The distinctions made by NAFTA may seem slight: bourbon must be distilled from a mash of 51 percent corn and aged in charred oak barrels for a minimum of two years; Tennessee whiskeys are made much the same way, but not necessarily aged in charred oak.
Jack Daniel’s and Dickel also filter their whiskeys through sugar-maple charcoal before aging -- called the Lincoln County process -- which is said to impart a smooth sweetness to the liquor.
Of course, in practice, the distinctions aren’t so simple. “When it comes out of the still, it’s Tennessee whiskey if it’s made in Tennessee,” says Phil Prichard of Prichard’s Distillery in Kelso, part of Lincoln County, Tennessee.
Prichard also makes a single-malt whiskey, a 95-proof Double Barreled Bourbon, a Sweet Lucy Bourbon Liqueur, and a 90-proof Lincoln County Lightning, made from white corn straight out of the still, just like moonshine. As far as Prichard is concerned, all are Tennessee whiskeys.
For many years Jack Daniel’s Old No.7 Black Label (80 proof), dating from the 1830’s and winner of a gold medal at the 1904 St. Louis World’s Fair, was its only product.
In the past couple of decades, the brand has expanded its offerings. Gentleman Jack Rare (80 proof), was introduced in 1988, Jack Daniel’s Single Barrel (94 proof) in 1997, and Jack Daniel’s Tennessee Honey (70 proof) in 2011.
I did a tasting of various Tennessee whiskeys in a most appropriate place: the historic Oak Bar in Nashville’s Hermitage Hotel, with a plate of smoked and pickled charcuterie by chef Tyler Brown.
Given the similarities between Kentucky bourbons and Tennessee whiskeys, I cannot claim to discern significant distinctions. What I can do is tell you how they taste, from bottle to bottle.
Jack Daniel’s Old No.7, with its familiar black label, has a fine balance of charred oak and caramel flavors and hits the back of the tongue like a love tap, just enough to linger. (By the way, no one seems to know what the No.7 signifies on the label.)
Gentleman Jack is charcoal mellowed twice, once before and once after aging -- they call it the “blessing”-- which makes it somewhat mellower, a little sweeter and a bit gentler on the finish.
At 94 proof, Jack Daniel’s Single Barrel is a powerhouse.
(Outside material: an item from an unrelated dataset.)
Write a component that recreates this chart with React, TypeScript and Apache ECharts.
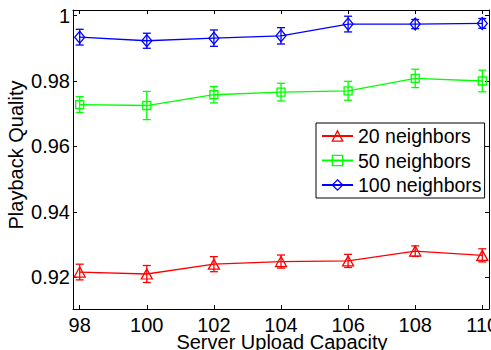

It’s drawn from barrels that rest in the warmer, upper floors of the distillery by master distiller Jeff Arnett.
He contends that each barrel can have distinct nuances making one bottle subtly different from another. It’s a darker whiskey, robust but very satisfying and warm on the palate.
Jack Daniel’s novelty whiskey is Tennessee Honey, made by adding honey liqueur. The producer recommends serving it “chilled straight or in drinks with other mixers like lemonade, tea or ginger ale.” That works for me, especially during the summer, and it makes a splendid Old Fashioned, with a dash of bitters.
The story goes that George A. Dickel, who founded his distillery in Tullahoma, Tennessee, in 1870, discovered that whiskey made during the winter was smoother than whiskey made in the summer. So he began chilling his distillation before it went into the charcoal vats.
The distillery re-opened in 1958 after closing for 40 years, and is now run by master distiller John Lunn, who makes No.8 and No.12 labels (as well as Cascade Hollow and Barrel Select, which I have not tasted).
If there were such a thing as a “classic” Tennessee whiskey, it might be the No.8. Vanilla, toast, corn and smoke all mingle in the bottle, with a lively burn at the back of it all.
No.12 is a deeper, richer, more concentrated spirit, at 90 proof, blended from older whiskeys than the No.8. This is not a drink you do knock back at a bar; you sip it after dinner.
The renegade Prichard’s Tennessee Whiskey, founded in 1997 in an old schoolhouse complete with basketball hoops, is made from white corn in small batch copper pots, and aged in white oak barrels.
The nose is a glorious burst of vanilla and soft oak; it begins sweet on the tongue, then trails off with an engaging, peppery finish that stays there until you take your next sip.
And you will.
(John Mariani writes on wine for Bloomberg News. The opinions expressed are his own.)